---------- INFORMATION SHOWN ----------

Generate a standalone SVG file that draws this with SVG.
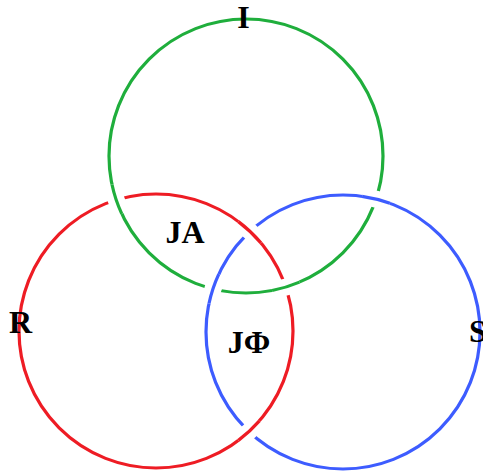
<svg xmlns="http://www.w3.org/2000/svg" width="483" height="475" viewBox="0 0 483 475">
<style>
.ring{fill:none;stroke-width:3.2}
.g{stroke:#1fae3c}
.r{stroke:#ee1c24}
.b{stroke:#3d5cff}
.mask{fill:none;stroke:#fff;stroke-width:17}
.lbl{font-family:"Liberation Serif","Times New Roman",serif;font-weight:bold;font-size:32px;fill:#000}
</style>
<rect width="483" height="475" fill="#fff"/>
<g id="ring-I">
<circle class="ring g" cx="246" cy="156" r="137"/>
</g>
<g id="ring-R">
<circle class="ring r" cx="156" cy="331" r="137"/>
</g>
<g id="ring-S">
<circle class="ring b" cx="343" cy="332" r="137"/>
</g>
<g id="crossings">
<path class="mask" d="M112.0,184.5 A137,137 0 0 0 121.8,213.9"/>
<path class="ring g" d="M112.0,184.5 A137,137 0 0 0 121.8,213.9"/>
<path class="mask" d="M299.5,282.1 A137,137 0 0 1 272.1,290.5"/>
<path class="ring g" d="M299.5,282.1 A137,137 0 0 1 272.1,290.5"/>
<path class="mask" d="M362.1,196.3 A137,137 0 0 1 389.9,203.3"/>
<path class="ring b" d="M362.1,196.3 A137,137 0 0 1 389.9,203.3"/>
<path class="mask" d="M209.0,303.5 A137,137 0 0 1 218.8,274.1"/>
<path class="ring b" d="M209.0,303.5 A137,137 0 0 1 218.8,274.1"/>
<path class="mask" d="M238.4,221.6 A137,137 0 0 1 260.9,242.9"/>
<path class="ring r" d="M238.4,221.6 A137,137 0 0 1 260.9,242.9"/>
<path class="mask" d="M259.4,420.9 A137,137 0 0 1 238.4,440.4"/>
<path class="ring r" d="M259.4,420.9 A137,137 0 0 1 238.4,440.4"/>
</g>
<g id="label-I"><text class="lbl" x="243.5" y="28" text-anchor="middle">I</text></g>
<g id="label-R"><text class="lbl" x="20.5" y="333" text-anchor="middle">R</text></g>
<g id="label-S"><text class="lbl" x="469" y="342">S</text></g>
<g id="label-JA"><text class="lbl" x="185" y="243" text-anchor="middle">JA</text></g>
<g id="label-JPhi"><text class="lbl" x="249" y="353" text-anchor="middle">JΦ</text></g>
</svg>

----------

WRITTEN TASK: Without including any pictures, print all of the material exactly as given.

EXERCISE ANSWER:
Generate a standalone SVG file that draws this with SVG.
<svg xmlns="http://www.w3.org/2000/svg" width="483" height="475" viewBox="0 0 483 475">
<style>
.ring{fill:none;stroke-width:3.2}
.g{stroke:#1fae3c}
.r{stroke:#ee1c24}
.b{stroke:#3d5cff}
.mask{fill:none;stroke:#fff;stroke-width:17}
.lbl{font-family:"Liberation Serif","Times New Roman",serif;font-weight:bold;font-size:32px;fill:#000}
</style>
<rect width="483" height="475" fill="#fff"/>
<g id="ring-I">
<circle class="ring g" cx="246" cy="156" r="137"/>
</g>
<g id="ring-R">
<circle class="ring r" cx="156" cy="331" r="137"/>
</g>
<g id="ring-S">
<circle class="ring b" cx="343" cy="332" r="137"/>
</g>
<g id="crossings">
<path class="mask" d="M112.0,184.5 A137,137 0 0 0 121.8,213.9"/>
<path class="ring g" d="M112.0,184.5 A137,137 0 0 0 121.8,213.9"/>
<path class="mask" d="M299.5,282.1 A137,137 0 0 1 272.1,290.5"/>
<path class="ring g" d="M299.5,282.1 A137,137 0 0 1 272.1,290.5"/>
<path class="mask" d="M362.1,196.3 A137,137 0 0 1 389.9,203.3"/>
<path class="ring b" d="M362.1,196.3 A137,137 0 0 1 389.9,203.3"/>
<path class="mask" d="M209.0,303.5 A137,137 0 0 1 218.8,274.1"/>
<path class="ring b" d="M209.0,303.5 A137,137 0 0 1 218.8,274.1"/>
<path class="mask" d="M238.4,221.6 A137,137 0 0 1 260.9,242.9"/>
<path class="ring r" d="M238.4,221.6 A137,137 0 0 1 260.9,242.9"/>
<path class="mask" d="M259.4,420.9 A137,137 0 0 1 238.4,440.4"/>
<path class="ring r" d="M259.4,420.9 A137,137 0 0 1 238.4,440.4"/>
</g>
<g id="label-I"><text class="lbl" x="243.5" y="28" text-anchor="middle">I</text></g>
<g id="label-R"><text class="lbl" x="20.5" y="333" text-anchor="middle">R</text></g>
<g id="label-S"><text class="lbl" x="469" y="342">S</text></g>
<g id="label-JA"><text class="lbl" x="185" y="243" text-anchor="middle">JA</text></g>
<g id="label-JPhi"><text class="lbl" x="249" y="353" text-anchor="middle">JΦ</text></g>
</svg>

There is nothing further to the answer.